**Exercise goal:**
Track down each line that has the word "this" and copy it.

Rows from a dataset of charts and code:
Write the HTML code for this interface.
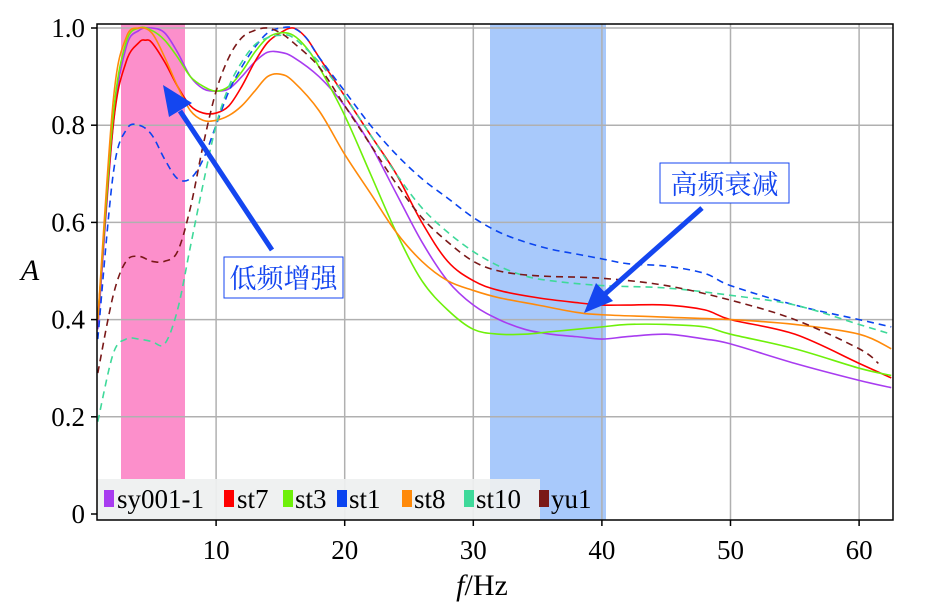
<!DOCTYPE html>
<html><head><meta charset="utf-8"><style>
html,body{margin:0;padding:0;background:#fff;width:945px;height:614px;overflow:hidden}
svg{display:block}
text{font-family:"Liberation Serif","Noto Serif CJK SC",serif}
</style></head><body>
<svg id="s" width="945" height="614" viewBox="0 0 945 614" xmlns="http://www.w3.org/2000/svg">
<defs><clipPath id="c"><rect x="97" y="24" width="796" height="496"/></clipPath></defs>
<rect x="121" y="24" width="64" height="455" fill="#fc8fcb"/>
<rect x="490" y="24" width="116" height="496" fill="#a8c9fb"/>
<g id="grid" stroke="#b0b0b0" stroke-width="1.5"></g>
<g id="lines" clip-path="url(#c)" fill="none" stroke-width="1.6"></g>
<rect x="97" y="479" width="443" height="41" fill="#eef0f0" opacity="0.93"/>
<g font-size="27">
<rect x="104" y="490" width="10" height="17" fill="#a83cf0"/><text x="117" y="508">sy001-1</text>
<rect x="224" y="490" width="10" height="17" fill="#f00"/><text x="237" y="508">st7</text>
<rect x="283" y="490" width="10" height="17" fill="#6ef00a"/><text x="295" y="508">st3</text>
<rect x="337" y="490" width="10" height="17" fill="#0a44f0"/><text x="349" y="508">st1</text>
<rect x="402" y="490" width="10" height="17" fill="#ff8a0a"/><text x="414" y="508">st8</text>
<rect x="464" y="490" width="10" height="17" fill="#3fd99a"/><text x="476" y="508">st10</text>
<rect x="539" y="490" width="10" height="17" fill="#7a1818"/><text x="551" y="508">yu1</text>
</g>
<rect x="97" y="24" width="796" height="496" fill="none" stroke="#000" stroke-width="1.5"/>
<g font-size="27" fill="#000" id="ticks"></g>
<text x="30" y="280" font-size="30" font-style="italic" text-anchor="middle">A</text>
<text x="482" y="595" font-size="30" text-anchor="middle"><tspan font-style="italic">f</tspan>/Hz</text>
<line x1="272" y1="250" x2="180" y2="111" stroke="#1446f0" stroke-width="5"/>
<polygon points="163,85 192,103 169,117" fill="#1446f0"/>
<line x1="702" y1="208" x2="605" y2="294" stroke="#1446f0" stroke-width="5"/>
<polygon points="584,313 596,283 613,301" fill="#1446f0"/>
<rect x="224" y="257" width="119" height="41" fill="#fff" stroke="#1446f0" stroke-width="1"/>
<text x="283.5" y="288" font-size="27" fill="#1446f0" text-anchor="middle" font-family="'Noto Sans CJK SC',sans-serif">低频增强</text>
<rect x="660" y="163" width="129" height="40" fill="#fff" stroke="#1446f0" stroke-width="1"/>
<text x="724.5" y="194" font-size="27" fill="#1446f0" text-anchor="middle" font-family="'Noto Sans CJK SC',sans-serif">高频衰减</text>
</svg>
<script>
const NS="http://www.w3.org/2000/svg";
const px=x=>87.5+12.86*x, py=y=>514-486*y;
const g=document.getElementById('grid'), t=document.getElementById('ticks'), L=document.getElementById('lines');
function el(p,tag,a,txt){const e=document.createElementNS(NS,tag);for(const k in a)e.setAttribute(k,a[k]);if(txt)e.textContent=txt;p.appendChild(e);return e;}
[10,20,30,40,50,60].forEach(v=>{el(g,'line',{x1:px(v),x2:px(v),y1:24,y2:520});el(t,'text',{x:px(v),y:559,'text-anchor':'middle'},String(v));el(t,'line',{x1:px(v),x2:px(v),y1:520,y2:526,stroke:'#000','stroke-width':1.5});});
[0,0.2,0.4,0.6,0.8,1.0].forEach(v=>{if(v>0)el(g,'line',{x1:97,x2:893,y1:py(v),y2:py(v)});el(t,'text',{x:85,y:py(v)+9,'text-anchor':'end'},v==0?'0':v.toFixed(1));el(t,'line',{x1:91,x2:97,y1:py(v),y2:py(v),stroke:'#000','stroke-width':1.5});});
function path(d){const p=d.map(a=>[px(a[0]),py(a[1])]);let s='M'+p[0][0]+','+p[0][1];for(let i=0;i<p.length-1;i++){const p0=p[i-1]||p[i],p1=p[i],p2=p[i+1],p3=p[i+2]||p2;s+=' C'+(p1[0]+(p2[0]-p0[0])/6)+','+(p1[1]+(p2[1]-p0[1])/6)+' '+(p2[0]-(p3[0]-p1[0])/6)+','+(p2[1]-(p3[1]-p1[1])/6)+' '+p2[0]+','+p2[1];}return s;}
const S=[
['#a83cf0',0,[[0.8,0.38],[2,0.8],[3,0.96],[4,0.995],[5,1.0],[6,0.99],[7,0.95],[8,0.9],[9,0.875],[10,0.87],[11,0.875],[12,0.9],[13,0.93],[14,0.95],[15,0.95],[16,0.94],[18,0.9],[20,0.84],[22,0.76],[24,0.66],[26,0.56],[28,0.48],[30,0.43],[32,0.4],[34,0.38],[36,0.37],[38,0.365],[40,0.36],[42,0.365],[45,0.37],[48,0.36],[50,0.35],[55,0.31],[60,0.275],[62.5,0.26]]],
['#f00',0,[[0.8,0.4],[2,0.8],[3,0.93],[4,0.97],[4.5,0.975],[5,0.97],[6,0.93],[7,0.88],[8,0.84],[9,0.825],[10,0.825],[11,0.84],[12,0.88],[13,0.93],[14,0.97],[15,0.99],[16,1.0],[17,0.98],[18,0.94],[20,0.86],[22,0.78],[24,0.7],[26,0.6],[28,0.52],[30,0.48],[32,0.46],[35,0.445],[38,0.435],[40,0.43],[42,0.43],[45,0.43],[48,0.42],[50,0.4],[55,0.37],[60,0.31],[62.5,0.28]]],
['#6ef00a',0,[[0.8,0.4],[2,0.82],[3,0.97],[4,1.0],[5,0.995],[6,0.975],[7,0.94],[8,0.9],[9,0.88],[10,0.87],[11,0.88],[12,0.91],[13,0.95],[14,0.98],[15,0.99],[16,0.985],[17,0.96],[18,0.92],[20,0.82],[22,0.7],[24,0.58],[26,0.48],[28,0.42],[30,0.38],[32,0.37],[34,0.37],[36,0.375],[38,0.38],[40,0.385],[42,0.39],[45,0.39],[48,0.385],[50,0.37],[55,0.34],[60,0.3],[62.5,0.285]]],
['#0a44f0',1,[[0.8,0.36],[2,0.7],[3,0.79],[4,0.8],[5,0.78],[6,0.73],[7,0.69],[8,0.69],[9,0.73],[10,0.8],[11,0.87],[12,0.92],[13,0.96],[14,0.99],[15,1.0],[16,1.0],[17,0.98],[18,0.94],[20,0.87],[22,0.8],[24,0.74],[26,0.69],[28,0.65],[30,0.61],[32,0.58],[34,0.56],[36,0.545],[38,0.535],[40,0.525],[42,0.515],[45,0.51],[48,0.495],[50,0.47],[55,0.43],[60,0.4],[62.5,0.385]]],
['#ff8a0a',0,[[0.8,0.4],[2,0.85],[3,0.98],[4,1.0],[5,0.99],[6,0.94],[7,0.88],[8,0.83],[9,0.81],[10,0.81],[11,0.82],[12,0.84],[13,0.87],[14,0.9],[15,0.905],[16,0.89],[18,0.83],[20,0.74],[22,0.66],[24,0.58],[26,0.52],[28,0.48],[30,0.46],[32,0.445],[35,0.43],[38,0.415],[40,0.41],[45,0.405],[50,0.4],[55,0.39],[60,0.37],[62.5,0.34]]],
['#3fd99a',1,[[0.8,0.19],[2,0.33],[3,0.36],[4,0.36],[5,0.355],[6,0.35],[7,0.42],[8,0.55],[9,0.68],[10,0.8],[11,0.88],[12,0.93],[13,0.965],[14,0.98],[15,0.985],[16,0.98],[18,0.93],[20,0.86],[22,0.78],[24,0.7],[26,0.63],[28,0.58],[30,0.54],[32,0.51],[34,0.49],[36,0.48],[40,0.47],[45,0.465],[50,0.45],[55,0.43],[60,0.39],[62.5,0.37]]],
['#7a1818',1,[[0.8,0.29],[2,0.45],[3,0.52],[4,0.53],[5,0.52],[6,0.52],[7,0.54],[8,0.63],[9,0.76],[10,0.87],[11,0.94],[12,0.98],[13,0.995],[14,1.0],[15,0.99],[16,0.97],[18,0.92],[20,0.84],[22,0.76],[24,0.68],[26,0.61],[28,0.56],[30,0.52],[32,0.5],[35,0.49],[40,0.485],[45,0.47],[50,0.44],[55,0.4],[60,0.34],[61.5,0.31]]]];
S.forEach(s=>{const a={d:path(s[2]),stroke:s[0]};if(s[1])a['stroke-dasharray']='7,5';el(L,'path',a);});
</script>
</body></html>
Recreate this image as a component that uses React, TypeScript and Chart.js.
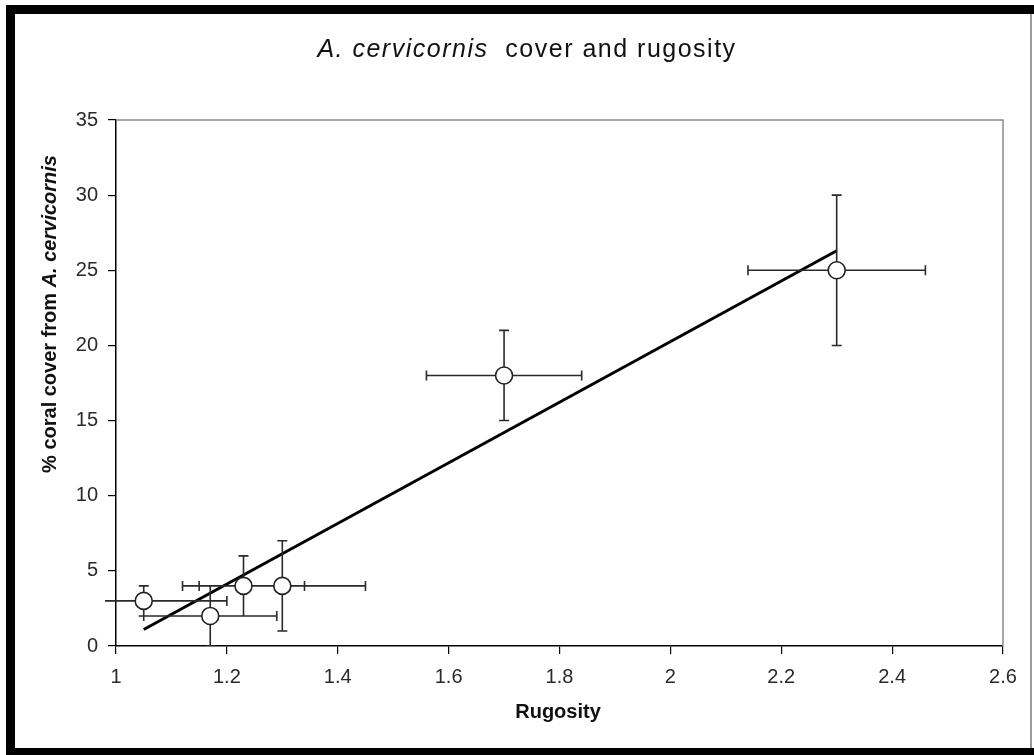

**The reply:**
Write the HTML code for this interface.
Recreate this image as a component that uses React, TypeScript and Chart.js.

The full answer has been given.